*WRITTEN REQUEST*. From the records below, transcribe only the lines running from the one with "Reproduce this chart with matplotlib." through the one with "ax.axvspan(gap + 1". Keep both of those end lines.

[Plotting code records]
--*--
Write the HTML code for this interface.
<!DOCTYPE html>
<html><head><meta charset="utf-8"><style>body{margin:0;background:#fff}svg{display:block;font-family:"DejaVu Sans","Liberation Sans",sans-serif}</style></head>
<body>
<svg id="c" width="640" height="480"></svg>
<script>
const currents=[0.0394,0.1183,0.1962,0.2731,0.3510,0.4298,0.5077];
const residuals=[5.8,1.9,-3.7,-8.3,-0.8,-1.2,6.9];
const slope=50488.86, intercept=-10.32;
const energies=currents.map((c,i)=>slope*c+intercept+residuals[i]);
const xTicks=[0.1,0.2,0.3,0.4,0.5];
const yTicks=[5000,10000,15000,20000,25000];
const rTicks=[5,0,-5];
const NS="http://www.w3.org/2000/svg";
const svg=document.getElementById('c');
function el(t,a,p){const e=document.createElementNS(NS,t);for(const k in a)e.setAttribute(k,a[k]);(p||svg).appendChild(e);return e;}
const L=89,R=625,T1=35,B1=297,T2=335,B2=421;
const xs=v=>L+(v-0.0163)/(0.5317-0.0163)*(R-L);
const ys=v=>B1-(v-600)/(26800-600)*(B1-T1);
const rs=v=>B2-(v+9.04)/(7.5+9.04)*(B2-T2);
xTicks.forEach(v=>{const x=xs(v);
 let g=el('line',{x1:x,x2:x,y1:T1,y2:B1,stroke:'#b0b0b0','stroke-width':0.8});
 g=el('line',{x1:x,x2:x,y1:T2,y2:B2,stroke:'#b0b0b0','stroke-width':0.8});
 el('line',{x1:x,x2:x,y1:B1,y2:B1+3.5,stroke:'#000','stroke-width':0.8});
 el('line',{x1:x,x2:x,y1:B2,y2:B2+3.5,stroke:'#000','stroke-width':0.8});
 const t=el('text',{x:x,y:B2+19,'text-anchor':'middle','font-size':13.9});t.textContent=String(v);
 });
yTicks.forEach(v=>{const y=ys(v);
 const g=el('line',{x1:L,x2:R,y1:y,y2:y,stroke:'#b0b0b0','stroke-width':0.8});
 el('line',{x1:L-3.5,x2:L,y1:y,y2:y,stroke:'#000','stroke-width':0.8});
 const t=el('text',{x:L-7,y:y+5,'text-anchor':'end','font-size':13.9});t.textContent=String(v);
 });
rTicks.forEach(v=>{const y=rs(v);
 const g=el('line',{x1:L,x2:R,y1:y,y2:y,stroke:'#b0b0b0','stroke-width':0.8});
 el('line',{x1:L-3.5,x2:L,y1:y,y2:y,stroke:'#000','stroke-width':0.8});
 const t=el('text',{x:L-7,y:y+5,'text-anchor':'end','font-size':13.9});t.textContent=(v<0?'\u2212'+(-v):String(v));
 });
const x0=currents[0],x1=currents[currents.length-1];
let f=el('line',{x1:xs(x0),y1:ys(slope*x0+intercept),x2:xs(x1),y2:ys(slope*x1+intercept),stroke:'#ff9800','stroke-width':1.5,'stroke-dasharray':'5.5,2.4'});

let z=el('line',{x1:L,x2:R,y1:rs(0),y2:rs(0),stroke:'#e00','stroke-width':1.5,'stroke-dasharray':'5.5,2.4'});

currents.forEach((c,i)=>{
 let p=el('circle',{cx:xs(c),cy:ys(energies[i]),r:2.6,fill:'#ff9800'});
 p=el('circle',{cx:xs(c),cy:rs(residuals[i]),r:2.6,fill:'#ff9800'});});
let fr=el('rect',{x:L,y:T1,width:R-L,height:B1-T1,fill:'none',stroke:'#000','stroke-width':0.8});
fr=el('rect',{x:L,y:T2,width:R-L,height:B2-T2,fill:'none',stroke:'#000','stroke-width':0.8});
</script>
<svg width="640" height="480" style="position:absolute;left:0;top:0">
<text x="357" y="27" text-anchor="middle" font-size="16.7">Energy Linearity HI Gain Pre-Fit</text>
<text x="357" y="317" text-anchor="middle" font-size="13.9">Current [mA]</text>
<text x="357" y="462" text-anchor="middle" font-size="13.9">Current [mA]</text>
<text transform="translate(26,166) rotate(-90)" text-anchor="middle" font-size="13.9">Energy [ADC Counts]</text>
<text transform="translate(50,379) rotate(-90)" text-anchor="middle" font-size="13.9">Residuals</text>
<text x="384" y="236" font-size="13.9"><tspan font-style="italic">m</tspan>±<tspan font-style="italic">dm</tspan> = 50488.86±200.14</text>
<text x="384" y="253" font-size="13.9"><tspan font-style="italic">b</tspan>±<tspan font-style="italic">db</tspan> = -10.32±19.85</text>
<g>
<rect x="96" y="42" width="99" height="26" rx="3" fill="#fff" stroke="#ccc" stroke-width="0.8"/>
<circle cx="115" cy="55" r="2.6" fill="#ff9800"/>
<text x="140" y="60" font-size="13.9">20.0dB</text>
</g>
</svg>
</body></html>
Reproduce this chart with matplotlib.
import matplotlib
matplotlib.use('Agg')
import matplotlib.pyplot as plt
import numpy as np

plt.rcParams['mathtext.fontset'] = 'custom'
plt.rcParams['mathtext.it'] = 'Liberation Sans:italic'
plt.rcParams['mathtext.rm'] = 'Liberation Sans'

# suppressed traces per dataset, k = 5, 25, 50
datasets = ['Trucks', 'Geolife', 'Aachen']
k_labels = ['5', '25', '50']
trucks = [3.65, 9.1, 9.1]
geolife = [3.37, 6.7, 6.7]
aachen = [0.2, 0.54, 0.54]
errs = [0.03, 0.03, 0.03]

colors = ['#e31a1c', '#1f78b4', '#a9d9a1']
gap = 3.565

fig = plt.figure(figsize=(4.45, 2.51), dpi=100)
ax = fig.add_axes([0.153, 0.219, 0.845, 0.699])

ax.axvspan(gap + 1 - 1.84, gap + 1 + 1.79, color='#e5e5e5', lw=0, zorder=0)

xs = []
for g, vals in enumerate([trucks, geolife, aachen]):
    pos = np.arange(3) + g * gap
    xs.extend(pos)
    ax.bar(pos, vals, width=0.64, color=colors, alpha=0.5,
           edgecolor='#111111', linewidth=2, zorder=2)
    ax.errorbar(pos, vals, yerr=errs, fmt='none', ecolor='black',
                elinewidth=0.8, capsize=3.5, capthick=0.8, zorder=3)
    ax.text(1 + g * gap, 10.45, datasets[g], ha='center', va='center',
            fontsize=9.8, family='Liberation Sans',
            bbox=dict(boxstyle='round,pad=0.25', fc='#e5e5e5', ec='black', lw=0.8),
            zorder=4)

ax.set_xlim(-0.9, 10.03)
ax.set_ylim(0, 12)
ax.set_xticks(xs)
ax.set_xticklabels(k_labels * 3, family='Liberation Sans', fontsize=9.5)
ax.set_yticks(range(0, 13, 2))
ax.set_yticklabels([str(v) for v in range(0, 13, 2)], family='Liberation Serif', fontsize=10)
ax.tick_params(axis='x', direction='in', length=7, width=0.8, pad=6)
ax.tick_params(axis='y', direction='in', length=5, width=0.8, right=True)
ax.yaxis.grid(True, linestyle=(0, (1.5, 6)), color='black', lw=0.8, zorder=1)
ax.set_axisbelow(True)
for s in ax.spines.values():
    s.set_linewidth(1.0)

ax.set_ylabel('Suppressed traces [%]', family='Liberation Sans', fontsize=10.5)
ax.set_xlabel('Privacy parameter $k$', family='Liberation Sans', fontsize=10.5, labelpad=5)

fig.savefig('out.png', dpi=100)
--*--
*SOLUTION TO THIS PROBLEM*.
Reproduce this chart with matplotlib.
import matplotlib
matplotlib.use('Agg')
import matplotlib.pyplot as plt
import numpy as np

plt.rcParams['mathtext.fontset'] = 'custom'
plt.rcParams['mathtext.it'] = 'Liberation Sans:italic'
plt.rcParams['mathtext.rm'] = 'Liberation Sans'

# suppressed traces per dataset, k = 5, 25, 50
datasets = ['Trucks', 'Geolife', 'Aachen']
k_labels = ['5', '25', '50']
trucks = [3.65, 9.1, 9.1]
geolife = [3.37, 6.7, 6.7]
aachen = [0.2, 0.54, 0.54]
errs = [0.03, 0.03, 0.03]

colors = ['#e31a1c', '#1f78b4', '#a9d9a1']
gap = 3.565

fig = plt.figure(figsize=(4.45, 2.51), dpi=100)
ax = fig.add_axes([0.153, 0.219, 0.845, 0.699])

ax.axvspan(gap + 1 - 1.84, gap + 1 + 1.79, color='#e5e5e5', lw=0, zorder=0)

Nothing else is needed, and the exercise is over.